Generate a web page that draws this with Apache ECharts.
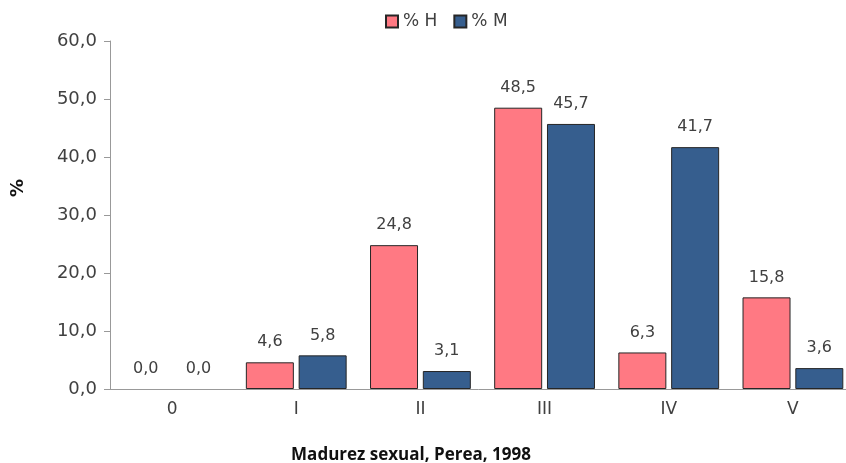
<!DOCTYPE html>
<html><head><meta charset="utf-8">
<script src="https://cdn.jsdelivr.net/npm/echarts@6/dist/echarts.min.js"></script>
<style>html,body{margin:0;padding:0;background:#fff}#c{width:846px;height:463px}</style>
</head><body><div id="c"></div>
<script>
var categories = ['0', 'I', 'II', 'III', 'IV', 'V'];
var seriesH = [0.0, 4.6, 24.8, 48.5, 6.3, 15.8];
var seriesM = [0.0, 5.8, 3.1, 45.7, 41.7, 3.6];
var yTicks = [0, 10, 20, 30, 40, 50, 60];

var chart = echarts.init(document.getElementById('c'));
var fmt = function (v) { return v.toFixed(1).replace('.', ','); };
var txt = '#404040';
var F = 'DejaVu Sans';
var lbl = { show: true, position: 'top', distance: 12, color: txt, fontFamily: F, fontSize: 16,
  formatter: function (p) { return fmt(p.value); } };
function items(arr) {
  return arr.map(function (v) { return v === 0 ? { value: v, itemStyle: { borderWidth: 0, color: 'rgba(0,0,0,0)' } } : v; });
}
chart.setOption({
  animation: false,
  textStyle: { fontFamily: F },
  title: { text: 'Madurez sexual, Perea, 1998', left: 406, textAlign: 'center', top: 442,
    textStyle: { fontFamily: 'Open Sans', fontWeight: 'bold', fontSize: 17, color: '#111' } },
  legend: { top: 8, left: 380, itemWidth: 12, itemHeight: 12, itemGap: 16,
    textStyle: { color: txt, fontSize: 17, fontFamily: F },
    data: [{ name: '% H', icon: 'rect' }, { name: '% M', icon: 'rect' }] },
  graphic: [{ type: 'text', x: 18, y: 188, rotation: Math.PI / 2,
    style: { text: '%', fontFamily: F, fontWeight: 'bold', fontSize: 18, fill: '#111',
      textAlign: 'center', textVerticalAlign: 'middle' } }],
  grid: { left: 110, width: 745, top: 41, bottom: 74, outerBoundsMode: 'none', containLabel: false },
  xAxis: { type: 'category', data: categories,
    axisLine: { lineStyle: { color: '#999', width: 1 } }, axisTick: { show: false },
    axisLabel: { color: txt, fontSize: 17, fontFamily: F, margin: 12 } },
  yAxis: { type: 'value', min: yTicks[0], max: yTicks[yTicks.length - 1], interval: 10,
    axisLine: { show: true, lineStyle: { color: '#999' } },
    axisTick: { show: true, length: 6, lineStyle: { color: '#999' } },
    splitLine: { show: false },
    axisLabel: { color: txt, fontSize: 18, fontFamily: F, margin: 13, formatter: fmt } },
  series: [
    { name: '% H', type: 'bar', data: items(seriesH), barWidth: 48, barGap: '10%',
      itemStyle: { color: '#FF7983', borderColor: '#262626', borderWidth: 1 }, label: lbl },
    { name: '% M', type: 'bar', data: items(seriesM), barWidth: 48,
      itemStyle: { color: '#365E8E', borderColor: '#262626', borderWidth: 1 }, label: lbl }
  ]
});
</script></body></html>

****************

**Exercise description**
Without including any pictures, print all of the material exactly as given.

**Reply to the exercise**
Generate a web page that draws this with Apache ECharts.
<!DOCTYPE html>
<html><head><meta charset="utf-8">
<script src="https://cdn.jsdelivr.net/npm/echarts@6/dist/echarts.min.js"></script>
<style>html,body{margin:0;padding:0;background:#fff}#c{width:846px;height:463px}</style>
</head><body><div id="c"></div>
<script>
var categories = ['0', 'I', 'II', 'III', 'IV', 'V'];
var seriesH = [0.0, 4.6, 24.8, 48.5, 6.3, 15.8];
var seriesM = [0.0, 5.8, 3.1, 45.7, 41.7, 3.6];
var yTicks = [0, 10, 20, 30, 40, 50, 60];

var chart = echarts.init(document.getElementById('c'));
var fmt = function (v) { return v.toFixed(1).replace('.', ','); };
var txt = '#404040';
var F = 'DejaVu Sans';
var lbl = { show: true, position: 'top', distance: 12, color: txt, fontFamily: F, fontSize: 16,
  formatter: function (p) { return fmt(p.value); } };
function items(arr) {
  return arr.map(function (v) { return v === 0 ? { value: v, itemStyle: { borderWidth: 0, color: 'rgba(0,0,0,0)' } } : v; });
}
chart.setOption({
  animation: false,
  textStyle: { fontFamily: F },
  title: { text: 'Madurez sexual, Perea, 1998', left: 406, textAlign: 'center', top: 442,
    textStyle: { fontFamily: 'Open Sans', fontWeight: 'bold', fontSize: 17, color: '#111' } },
  legend: { top: 8, left: 380, itemWidth: 12, itemHeight: 12, itemGap: 16,
    textStyle: { color: txt, fontSize: 17, fontFamily: F },
    data: [{ name: '% H', icon: 'rect' }, { name: '% M', icon: 'rect' }] },
  graphic: [{ type: 'text', x: 18, y: 188, rotation: Math.PI / 2,
    style: { text: '%', fontFamily: F, fontWeight: 'bold', fontSize: 18, fill: '#111',
      textAlign: 'center', textVerticalAlign: 'middle' } }],
  grid: { left: 110, width: 745, top: 41, bottom: 74, outerBoundsMode: 'none', containLabel: false },
  xAxis: { type: 'category', data: categories,
    axisLine: { lineStyle: { color: '#999', width: 1 } }, axisTick: { show: false },
    axisLabel: { color: txt, fontSize: 17, fontFamily: F, margin: 12 } },
  yAxis: { type: 'value', min: yTicks[0], max: yTicks[yTicks.length - 1], interval: 10,
    axisLine: { show: true, lineStyle: { color: '#999' } },
    axisTick: { show: true, length: 6, lineStyle: { color: '#999' } },
    splitLine: { show: false },
    axisLabel: { color: txt, fontSize: 18, fontFamily: F, margin: 13, formatter: fmt } },
  series: [
    { name: '% H', type: 'bar', data: items(seriesH), barWidth: 48, barGap: '10%',
      itemStyle: { color: '#FF7983', borderColor: '#262626', borderWidth: 1 }, label: lbl },
    { name: '% M', type: 'bar', data: items(seriesM), barWidth: 48,
      itemStyle: { color: '#365E8E', borderColor: '#262626', borderWidth: 1 }, label: lbl }
  ]
});
</script></body></html>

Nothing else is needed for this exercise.